Tax possesses a unique power to influence individual and organisational behaviour but there are tight legislative constraints on the Welsh Government’s tax powers. For instance, most business taxes, including corporation tax, remain beyond Welsh jurisdiction and Senedd control. The two nationally collected devolved taxes, Land Transaction Tax and Landfill Disposals Tax, generate only modest revenue.

Income tax is devolved but only in relation to earnings and, even then, the Welsh Government has limited powers. There is no ability to change income thresholds for tax bands or introduce new bands. A reduction in revenue raised through Welsh rates of income tax is matched by a reduction in the block grant. In short, it is a very blunt instrument.

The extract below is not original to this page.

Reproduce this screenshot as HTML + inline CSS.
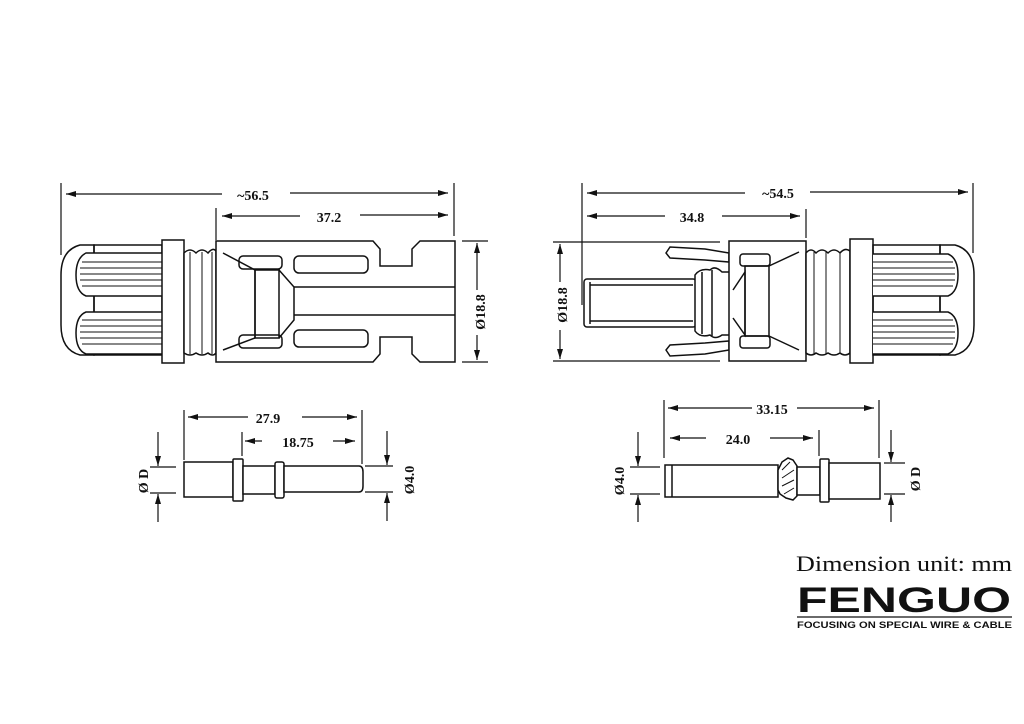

The confines of the devolved tax framework have meant that the Welsh Government has had to think creatively about how it can use the powers it does have. There are some striking examples of thought leadership being driven by the Senedd

. The idea of a social care levy was not taken forward in Wales but was picked up by Westminster and introduced as the NHS and Social Care levy (although its abolition was one of the few measures surviving from Liz Truss’s tax cutting mini-Budget). Other initiatives have also proven to be ahead of their time: plastic bag tax, single use plastic plates and cutlery, a visitor levy, council tax premiums for second homes. Originally dismissed as Welsh anomalies, these have proven to be of wide application and tapped into the public mood elsewhere.